— PROBLEM TO WORK ON —
Reproduce the lines below exactly, from the one containing "Write the matplotlib code for this chart." through the one containing "series = ['Baseline', '6th week']", both included. Leave out any pictures.

(Stored items)
>> Start

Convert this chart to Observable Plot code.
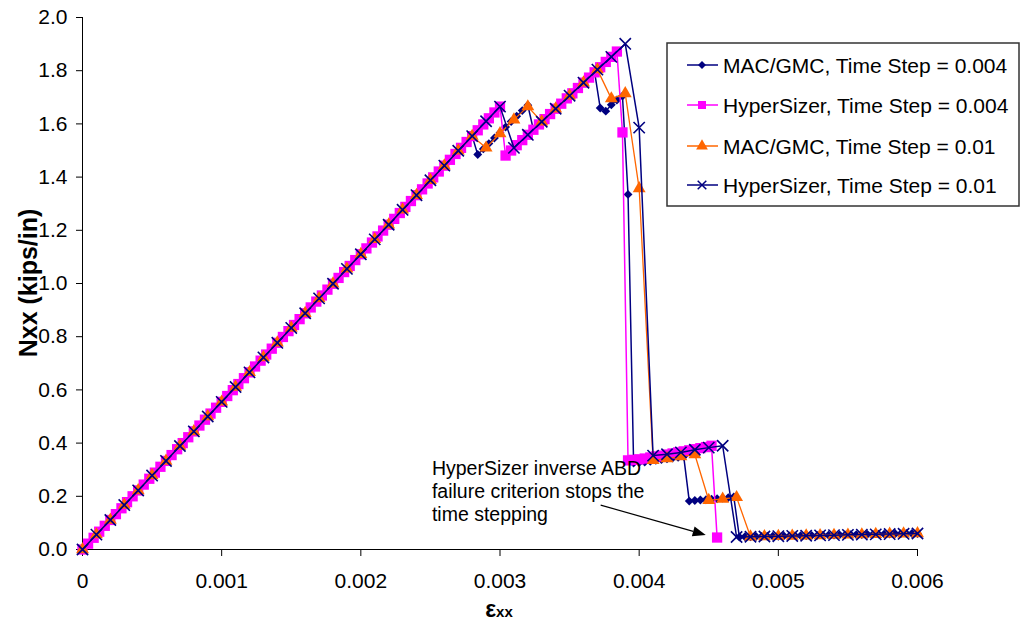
<!DOCTYPE html>
<html>
<head>
<meta charset="utf-8">
<script src="https://cdn.jsdelivr.net/npm/d3@7"></script>
<script src="https://cdn.jsdelivr.net/npm/@observablehq/plot@0.6"></script>
<style>
  html, body { margin: 0; padding: 0; background: #fff; }
  #chart svg { display: block; }
</style>
</head>
<body>
<div id="chart"></div>
<script>
// ---- strain grids (microstrain) ----
const strainFine = [
  0,40,80,120,160,200,240,280,320,360,400,440,480,520,560,600,640,680,720,760,
  800,840,880,920,960,1000,1040,1080,1120,1160,1200,1240,1280,1320,1360,1400,1440,1480,1520,1560,
  1600,1640,1680,1720,1760,1800,1840,1880,1920,1960,2000,2040,2080,2120,2160,2200,2240,2280,2320,2360,
  2400,2440,2480,2520,2560,2600,2640,2680,2720,2760,2800,2840,2880,2920,2960,3000,3040,3080,3120,3160,
  3200,3240,3280,3320,3360,3400,3440,3480,3520,3560,3600,3640,3680,3720,3760,3800,3840,3880,3920,3960,
  4000,4040,4080,4120,4160,4200,4240,4280,4320,4360,4400,4440,4480,4520,4560,4600,4640,4680,4720,4760,
  4800,4840,4880,4920,4960,5000,5040,5080,5120,5160,5200,5240,5280,5320,5360,5400,5440,5480,5520,5560,
  5600,5640,5680,5720,5760,5800,5840,5880,5920,5960,6000
];
const strainCoarse = [
  0,100,200,300,400,500,600,700,800,900,1000,1100,1200,1300,1400,1500,1600,1700,1800,1900,
  2000,2100,2200,2300,2400,2500,2600,2700,2800,2900,3000,3100,3200,3300,3400,3500,3600,3700,3800,3900,
  4000,4100,4200,4300,4400,4500,4600,4700,4800,4900,5000,5100,5200,5300,5400,5500,5600,5700,5800,5900,6000
];

// ---- Nxx values (kips/in) ----
const macGmc004 = [
  0,0.022,0.044,0.067,0.089,0.111,0.133,0.155,0.178,0.2,
  0.222,0.244,0.266,0.289,0.311,0.333,0.355,0.377,0.4,0.422,
  0.444,0.466,0.488,0.511,0.533,0.555,0.577,0.599,0.622,0.644,
  0.666,0.688,0.71,0.733,0.755,0.777,0.799,0.821,0.844,0.866,
  0.888,0.91,0.932,0.955,0.977,0.999,1.021,1.043,1.066,1.088,
  1.11,1.132,1.154,1.177,1.199,1.221,1.243,1.265,1.288,1.31,
  1.332,1.354,1.376,1.399,1.421,1.443,1.465,1.487,1.51,1.532,
  1.554,
  1.485,1.506,1.526,1.547,1.567,1.588,1.609,1.629,1.65,1.67,
  1.578,1.598,1.618,1.637,1.657,1.676,1.696,1.715,1.735,1.755,1.774,1.794,
  1.66,1.648,1.672,1.69,1.705,1.335,
  0.325,0.327,0.329,0.332,0.335,0.338,0.341,0.344,0.347,0.35,
  0.182,0.184,0.186,0.187,0.189,0.191,0.193,0.195,0.198,
  0.047,0.048,0.048,0.049,0.049,0.05,0.05,0.05,0.051,0.051,0.052,0.052,0.052,0.053,0.053,0.054,0.054,
  0.054,0.055,0.055,0.056,0.056,0.056,0.057,0.057,0.058,0.058,0.058,0.059,0.059,0.06,0.06,0.06
];
const hyperSizer004 = [
  0,0.022,0.044,0.067,0.089,0.111,0.133,0.155,0.178,0.2,
  0.222,0.244,0.266,0.289,0.311,0.333,0.355,0.377,0.4,0.422,
  0.444,0.466,0.488,0.511,0.533,0.555,0.577,0.599,0.622,0.644,
  0.666,0.688,0.71,0.733,0.755,0.777,0.799,0.821,0.844,0.866,
  0.888,0.91,0.932,0.955,0.977,0.999,1.021,1.043,1.066,1.088,
  1.11,1.132,1.154,1.177,1.199,1.221,1.243,1.265,1.288,1.31,
  1.332,1.354,1.376,1.399,1.421,1.443,1.465,1.487,1.51,1.532,
  1.554,1.576,1.598,1.621,1.643,1.665,
  1.481,1.5,1.52,1.539,1.559,1.578,1.598,1.618,1.637,1.657,1.676,1.696,1.715,1.735,1.755,1.774,
  1.794,1.813,1.833,1.852,1.872,1.568,
  0.335,0.337,0.339,0.342,0.346,0.35,0.353,0.357,0.361,0.365,0.369,0.373,0.377,0.381,0.385,0.39,
  0.045
];
const macGmc01 = [
  0,0.056,0.111,0.167,0.222,0.278,0.333,0.389,0.444,0.5,
  0.555,0.611,0.666,0.722,0.777,0.833,0.888,0.944,0.999,1.055,
  1.11,1.166,1.221,1.277,1.332,1.388,1.443,1.499,1.554,
  1.51,1.564,1.616,1.665,1.608,1.657,1.706,1.755,1.804,1.695,1.714,1.357,
  0.335,0.342,0.35,0.357,0.185,0.19,0.196,
  0.048,0.049,0.05,0.051,0.052,0.053,0.054,0.055,0.056,0.057,0.058,0.059,0.06
];
const hyperSizer01 = [
  0,0.056,0.111,0.167,0.222,0.278,0.333,0.389,0.444,0.5,
  0.555,0.611,0.666,0.722,0.777,0.833,0.888,0.944,0.999,1.055,
  1.11,1.166,1.221,1.277,1.332,1.388,1.443,1.499,1.554,1.61,1.665,
  1.51,1.559,1.608,1.657,1.706,1.755,1.804,1.852,1.901,1.586,
  0.353,0.358,0.365,0.375,0.383,0.39,
  0.047,0.048,0.049,0.05,0.051,0.052,0.053,0.054,0.055,0.056,0.057,0.058,0.059,0.06
];

const seriesNames = [
  "MAC/GMC, Time Step = 0.004",
  "HyperSizer, Time Step = 0.004",
  "MAC/GMC, Time Step = 0.01",
  "HyperSizer, Time Step = 0.01"
];
const xTicks = [0, 0.001, 0.002, 0.003, 0.004, 0.005, 0.006];
const yTicks = [0, 0.2, 0.4, 0.6, 0.8, 1.0, 1.2, 1.4, 1.6, 1.8, 2.0];
const xTitle = ["ε", "xx"];
const yTitle = "Nxx (kips/in)";
const noteLines = ["HyperSizer inverse ABD", "failure criterion stops the", "time stepping"];
const notePos = {x: 0.002511, y: 0.222};
const arrowFrom = {x: 0.003727, y: 0.165};
const arrowTo = {x: 0.004482, y: 0.053};

// ---- styles ----
const colors = ["#000080", "#FF00FF", "#FF6600", "#000080"];
const FONT = "'Liberation Sans', Arial, Helvetica, sans-serif";

const pts = (strain, vals) => vals.map((v, i) => ({x: strain[i] / 1e6, y: v}));
const dMac004 = pts(strainFine, macGmc004);
const dHs004 = pts(strainFine, hyperSizer004);
const dMac01 = pts(strainCoarse, macGmc01);
const dHs01 = pts(strainCoarse, hyperSizer01);

const chart = Plot.plot({
  width: 1021,
  height: 626,
  marginLeft: 82,
  marginRight: 104,
  marginTop: 17,
  marginBottom: 77,
  style: `font-family: ${FONT}; font-size: 21px; color: #000; background: #fff; overflow: visible;`,
  x: {domain: [0, 0.006], ticks: xTicks, tickFormat: d => d === 0 ? "0" : d3.format(".3f")(d), label: null, tickSize: 7, tickPadding: 17},
  y: {domain: [0, 2], ticks: yTicks, tickFormat: d3.format(".1f"), label: null, tickSize: 6, tickPadding: 9},
  marks: [
    Plot.ruleX([0], {stroke: "#000", strokeWidth: 1}),
    Plot.ruleY([0], {stroke: "#000", strokeWidth: 1}),
    Plot.line(dMac004, {x: "x", y: "y", stroke: colors[0], strokeWidth: 1.5}),
    Plot.dot(dMac004, {x: "x", y: "y", symbol: "diamond2", r: 4, fill: colors[0], stroke: "none"}),
    Plot.line(dHs004, {x: "x", y: "y", stroke: colors[1], strokeWidth: 1.5}),
    Plot.dot(dHs004, {x: "x", y: "y", symbol: "square", r: 5.8, fill: colors[1], stroke: "none"}),
    Plot.line(dMac01, {x: "x", y: "y", stroke: colors[2], strokeWidth: 1.3}),
    Plot.dot(dMac01, {x: "x", y: "y", symbol: "triangle", r: 4.8, fill: colors[2], stroke: "none"}),
    Plot.line(dHs01, {x: "x", y: "y", stroke: colors[3], strokeWidth: 1.5}),
    Plot.dot(dHs01, {x: "x", y: "y", symbol: "times", r: 5.2, fill: "none", stroke: colors[3], strokeWidth: 1.6}),
    Plot.text([notePos], {x: "x", y: "y", text: () => noteLines.join("\n"), textAnchor: "start", lineAnchor: "middle", lineHeight: 1.2, fontSize: 19.5, fill: "#000"})
  ]
});

document.getElementById("chart").appendChild(chart);

const svg = d3.select(chart);
const sx = chart.scale("x"), sy = chart.scale("y");

// arrow
{
  const x1 = sx.apply(arrowFrom.x), y1 = sy.apply(arrowFrom.y);
  const x2 = sx.apply(arrowTo.x), y2 = sy.apply(arrowTo.y);
  const ang = Math.atan2(y2 - y1, x2 - x1);
  const hl = 13, hw = 5;
  const bx = x2 - hl * Math.cos(ang), by = y2 - hl * Math.sin(ang);
  const g = svg.append("g");
  g.append("line").attr("x1", x1).attr("y1", y1).attr("x2", bx).attr("y2", by)
    .attr("stroke", "#000").attr("stroke-width", 1.2);
  const px = -Math.sin(ang), py = Math.cos(ang);
  g.append("path")
    .attr("d", `M${x2},${y2}L${bx + hw * px},${by + hw * py}L${bx - hw * px},${by - hw * py}Z`)
    .attr("fill", "#000");
}

// axis titles
svg.append("text")
  .attr("transform", "translate(28,283) rotate(-90)")
  .attr("text-anchor", "middle").attr("dominant-baseline", "central")
  .attr("font-family", FONT).attr("font-weight", "bold").attr("font-size", 25)
  .attr("fill", "#000").text(yTitle);
{
  const t = svg.append("text")
    .attr("x", 499).attr("y", 617).attr("text-anchor", "middle")
    .attr("font-family", FONT).attr("font-weight", "bold").attr("fill", "#000");
  t.append("tspan").attr("font-size", 23).text(xTitle[0]);
  t.append("tspan").attr("font-size", 15).text(xTitle[1]);
}

// legend
{
  const g = svg.append("g").attr("text-anchor", "start");
  g.append("rect").attr("x", 667).attr("y", 43).attr("width", 352).attr("height", 163)
    .attr("fill", "#fff").attr("stroke", "#333").attr("stroke-width", 1.5);
  const rowsY = [65, 105, 146, 185];
  const syms = [
    {s: d3.symbolDiamond2, size: 40, fill: colors[0], stroke: "none"},
    {s: d3.symbolSquare, size: 64, fill: colors[1], stroke: "none"},
    {s: d3.symbolTriangle, size: 60, fill: colors[2], stroke: "none"},
    {s: d3.symbolTimes, size: 50, fill: "none", stroke: colors[3]}
  ];
  seriesNames.forEach((name, i) => {
    const y = rowsY[i];
    g.append("line").attr("x1", 687).attr("x2", 718).attr("y1", y).attr("y2", y)
      .attr("stroke", colors[i]).attr("stroke-width", 1.5);
    g.append("path").attr("transform", `translate(702,${y})`)
      .attr("d", d3.symbol(syms[i].s, syms[i].size)())
      .attr("fill", syms[i].fill).attr("stroke", syms[i].stroke).attr("stroke-width", 1.5);
    g.append("text").attr("x", 723).attr("y", y).attr("dominant-baseline", "central")
      .attr("text-anchor", "start")
      .attr("font-family", FONT).attr("font-size", 21).attr("fill", "#000").text(name);
  });
}
</script>
</body>
</html>
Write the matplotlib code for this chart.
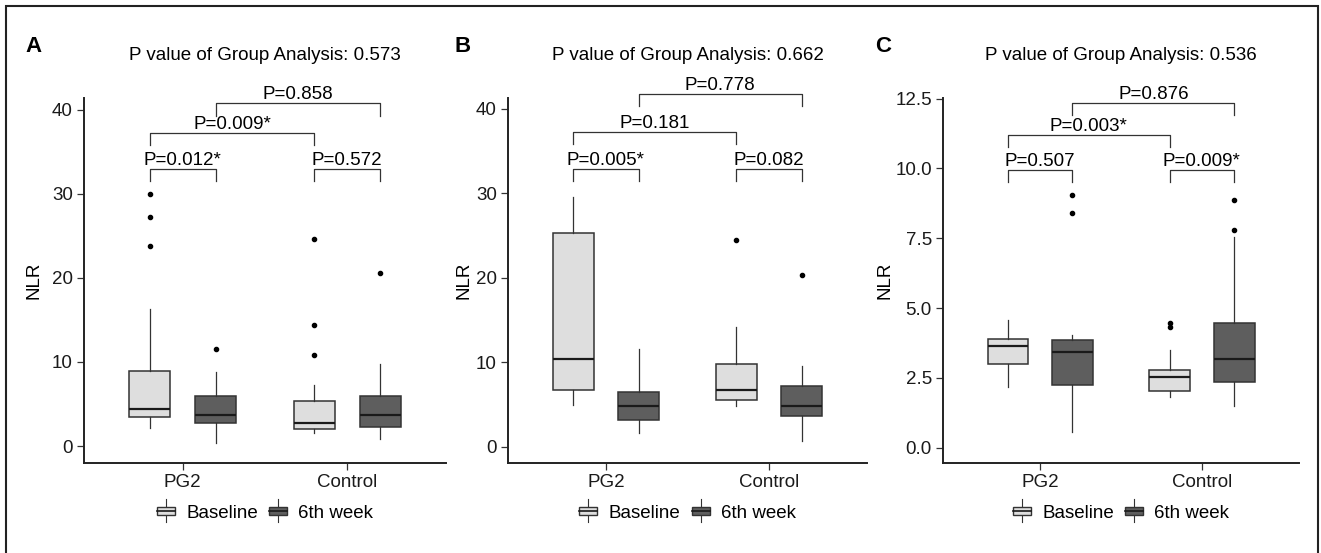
import matplotlib
matplotlib.use('Agg')
import matplotlib.pyplot as plt
from matplotlib.patches import Rectangle, Patch
from matplotlib.lines import Line2D
from matplotlib.legend_handler import HandlerBase
from matplotlib.ticker import FormatStrFormatter

plt.rcParams['font.family'] = ['Liberation Sans', 'DejaVu Sans']

groups = ['PG2', 'Control']
series = ['Baseline', '6th week']

# five-number summaries per group: low whisker, Q1, median, Q3, high whisker
a_baseline = [[2.1, 3.5, 4.4, 8.9, 16.3], [1.6, 2.0, 2.7, 5.4, 7.3]]
a_week6 = [[0.4, 2.7, 3.7, 5.9, 8.8], [0.8, 2.3, 3.7, 6.0, 9.8]]
a_baseline_out = [[30.0, 27.2, 23.8], [24.6, 14.4, 10.8]]
a_week6_out = [[11.6], [20.6]]
a_pvals = ['P=0.012*', 'P=0.572', 'P=0.009*', 'P=0.858']
a_heights = [32.9, 32.9, 37.2, 40.75]

b_baseline = [[4.95, 6.7, 10.4, 25.3, 29.6], [4.8, 5.5, 6.7, 9.8, 14.2]]
b_week6 = [[1.6, 3.1, 4.8, 6.45, 11.55], [0.6, 3.65, 4.8, 7.2, 9.6]]
b_baseline_out = [[], [24.5]]
b_week6_out = [[], [20.3]]
b_pvals = ['P=0.005*', 'P=0.082', 'P=0.181', 'P=0.778']
b_heights = [32.9, 32.9, 37.3, 41.8]

c_baseline = [[2.16, 2.98, 3.64, 3.9, 4.58], [1.8, 2.02, 2.52, 2.79, 3.5]]
c_week6 = [[0.56, 2.24, 3.43, 3.86, 4.05], [1.49, 2.34, 3.17, 4.46, 7.53]]
c_baseline_out = [[], [4.46, 4.31]]
c_week6_out = [[9.04, 8.39], [8.87, 7.81]]
c_pvals = ['P=0.507', 'P=0.009*', 'P=0.003*', 'P=0.876']
c_heights = [9.93, 9.93, 11.21, 12.33]

group_p = ['0.573', '0.662', '0.536']
panel_letters = ['A', 'B', 'C']

fill_colors = ['#DEDEDE', '#5E5E5E']
edge = '#333333'


class BoxKey(HandlerBase):
    # legend key drawn like a small boxplot
    def create_artists(self, legend, orig_handle, xdescent, ydescent,
                       width, height, fontsize, trans):
        x0, y0 = -xdescent, -ydescent
        bh = height * 0.68
        by = y0 + (height - bh) / 2
        xm = x0 + width / 2
        lo = Line2D([xm, xm], [y0 - height * 0.35, by], color=edge, lw=0.8, transform=trans)
        hi = Line2D([xm, xm], [by + bh, y0 + height * 1.4], color=edge, lw=0.8, transform=trans)
        box = Rectangle((x0, by), width, bh, facecolor=orig_handle.get_facecolor(),
                        edgecolor=edge, lw=1.0, transform=trans)
        med = Line2D([x0, x0 + width], [by + bh / 2] * 2, color='#1a1a1a', lw=1.2, transform=trans)
        return [lo, hi, box, med]


def make_stats(summaries, outliers):
    stats = []
    for s, out in zip(summaries, outliers):
        stats.append(dict(whislo=s[0], q1=s[1], med=s[2], q3=s[3], whishi=s[4], fliers=out))
    return stats


panels = [
    (a_baseline, a_week6, a_baseline_out, a_week6_out, a_pvals, a_heights),
    (b_baseline, b_week6, b_baseline_out, b_week6_out, b_pvals, b_heights),
    (c_baseline, c_week6, c_baseline_out, c_week6_out, c_pvals, c_heights),
]
lefts = [84, 508, 943]
rights = [446, 867, 1299]
ylims = [(-2.02, 41.4), (-1.95, 41.3), (-0.55, 12.52)]
yticks = [[0, 10, 20, 30, 40], [0, 10, 20, 30, 40], [0, 2.5, 5, 7.5, 10, 12.5]]
ylabel_x = [-0.116, -0.100, -0.140]
letter_x = [25, 455, 875]

W, H = 1321, 553
fig = plt.figure(figsize=(W / 100, H / 100), dpi=100)

# outer frame (open at the bottom)
fig.add_artist(Rectangle((6 / W, -0.1), (1318 - 6) / W, 1.1 - 6 / H, transform=fig.transFigure,
                         facecolor='none', edgecolor='#222222', lw=1.5))

offset = 0.2
fs = 13.5
for i, (base, wk6, base_out, wk6_out, pvals, heights) in enumerate(panels):
    ax = fig.add_axes([lefts[i] / W, 1 - 463 / H, (rights[i] - lefts[i]) / W, (463 - 98) / H])
    pos = [1, 2]
    for j, (summ, outs) in enumerate([(base, base_out), (wk6, wk6_out)]):
        shift = -offset if j == 0 else offset
        ax.bxp(make_stats(summ, outs), positions=[p + shift for p in pos], widths=0.25,
               patch_artist=True, showcaps=False, manage_ticks=False,
               boxprops=dict(facecolor=fill_colors[j], edgecolor=edge, lw=1.1),
               medianprops=dict(color='#1a1a1a', lw=1.6),
               whiskerprops=dict(color=edge, lw=0.9),
               flierprops=dict(marker='o', markersize=3, markerfacecolor='black',
                               markeredgecolor='black'))

    ax.set_xlim(0.4, 2.6)
    ax.set_ylim(*ylims[i])
    ax.set_xticks(pos, groups)
    ax.set_yticks(yticks[i])
    if i == 2:
        ax.yaxis.set_major_formatter(FormatStrFormatter('%.1f'))
    ax.tick_params(labelsize=fs, length=5, width=0.9, color=edge, pad=3, labelcolor='#1a1a1a')
    for side in ['top', 'right']:
        ax.spines[side].set_visible(False)
    for side in ['left', 'bottom']:
        ax.spines[side].set_linewidth(1.4)
        ax.spines[side].set_color('#222222')

    ax.set_ylabel('NLR', fontsize=fs)
    ax.yaxis.set_label_coords(ylabel_x[i], 0.5)
    ax.set_title('P value of Group Analysis: ' + group_p[i], fontsize=fs, pad=27)

    # significance brackets
    yr = ylims[i][1] - ylims[i][0]
    leg = 0.033 * yr
    pairs = [(1 - offset, 1 + offset), (2 - offset, 2 + offset),
             (1 - offset, 2 - offset), (1 + offset, 2 + offset)]
    for (x1, x2), h, txt in zip(pairs, heights, pvals):
        ax.plot([x1, x1, x2, x2], [h - leg, h, h, h - leg], color=edge, lw=0.9, clip_on=False)
        ax.text((x1 + x2) / 2, h, txt, ha='center', va='bottom', fontsize=fs, clip_on=False)

    handles = [Patch(facecolor=c) for c in fill_colors]
    ax.legend(handles, series, handler_map={Patch: BoxKey()}, loc='center',
              bbox_to_anchor=(0.5, -0.137), ncol=2, frameon=False, fontsize=fs,
              handlelength=0.96, handletextpad=0.6, columnspacing=0.6)

    fig.text(letter_x[i] / W, 1 - 52 / H, panel_letters[i], fontsize=16,
             fontweight='bold', va='baseline')

fig.savefig('out.png', dpi=100)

>> End

— REPLY TO THE EXERCISE —
Write the matplotlib code for this chart.
import matplotlib
matplotlib.use('Agg')
import matplotlib.pyplot as plt
from matplotlib.patches import Rectangle, Patch
from matplotlib.lines import Line2D
from matplotlib.legend_handler import HandlerBase
from matplotlib.ticker import FormatStrFormatter

plt.rcParams['font.family'] = ['Liberation Sans', 'DejaVu Sans']

groups = ['PG2', 'Control']
series = ['Baseline', '6th week']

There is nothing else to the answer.